Beef Stroganoff

Serves 4-6
JacquelineJacqueline Baillargeon

ingredients

  • 2 lbs. lean boneless sirloin or bottom round, in one piece, trimmed of fat and gristle
  • 2 Tsp. salt
  • 1/2 Tsp. freshly ground pepper
  • 4 Tbs. butter
  • 1 medium onion, thinly sliced
  • 1 Tbs. flour
  • 1 Tsp. powdered yellow mustard (or 1 Tbsp. prepared dijon-type)
  • 1/2 Cup dry white wine
  • 2 Tsp. tomato paste
  • (Optional)
  • 1 Tbsp. minced onion
  • 1/2 lb. mushrooms, thinly sliced
  • 2 Tbsp. dry white wine
  • 1 Cup sour cream, preferably warmed

directions

Cut the meat into 1/2 inch thick slices. Place between 2 sheets of waxed paper. Pound with a mallet or a heavy plate until meat is 1/4 inch thick. Be careful not to tear meat. Cut meat into 2x 1/2 inch slices. Place slices in one layer on a large platter. Sprinkle with salt and pepper and let stand at room temperature for 15 minutes. Heat 2 Tbsp. of the butter in a deep, heavy frying pan or shallow saucepan large enough to hold all the ingredients. Add the sliced onion and cook over medium heat, stirring constantly, for about 5 minutes or until beginning to soften. Add meat to the pan. Cook for 3 minutes, turning beef slices constantly so that they are evenly browned on all sides. Stir in flour and mustard and cook, stirring constantly, for 1 more minute.
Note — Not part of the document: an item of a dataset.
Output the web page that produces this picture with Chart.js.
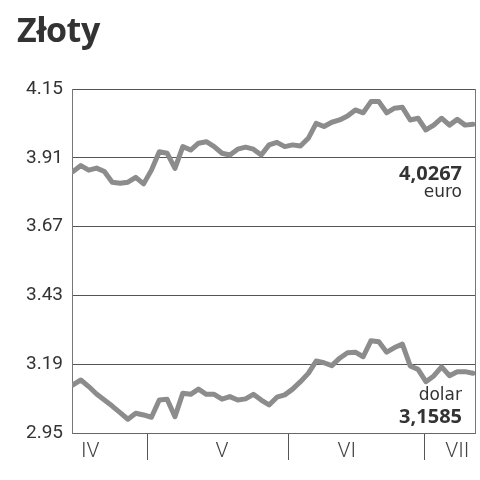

Add the 1/2 cup of wine and optional tomato paste. Reduce heat to low. cover pan and simmer for 5 to 10 minute, sitting frequently. In another frying pan,m heat the remaining 2 tablespoons of butter. Add the minced onion and the mushrooms. Cook over medium heat for 2 minutes, add the 2 tablespoons of wine and cook for 2 more minutes: mushrooms should still be firm. Add mushrooms and their liquid to pan containing the meat. Check seasoning and stir in sour cream. Over lowest possible heat, simmer for about 5 minutes to heat dish through. Do not boil. Serve over a bed of hot cooked rice or kasha, with a green vegetable on the side.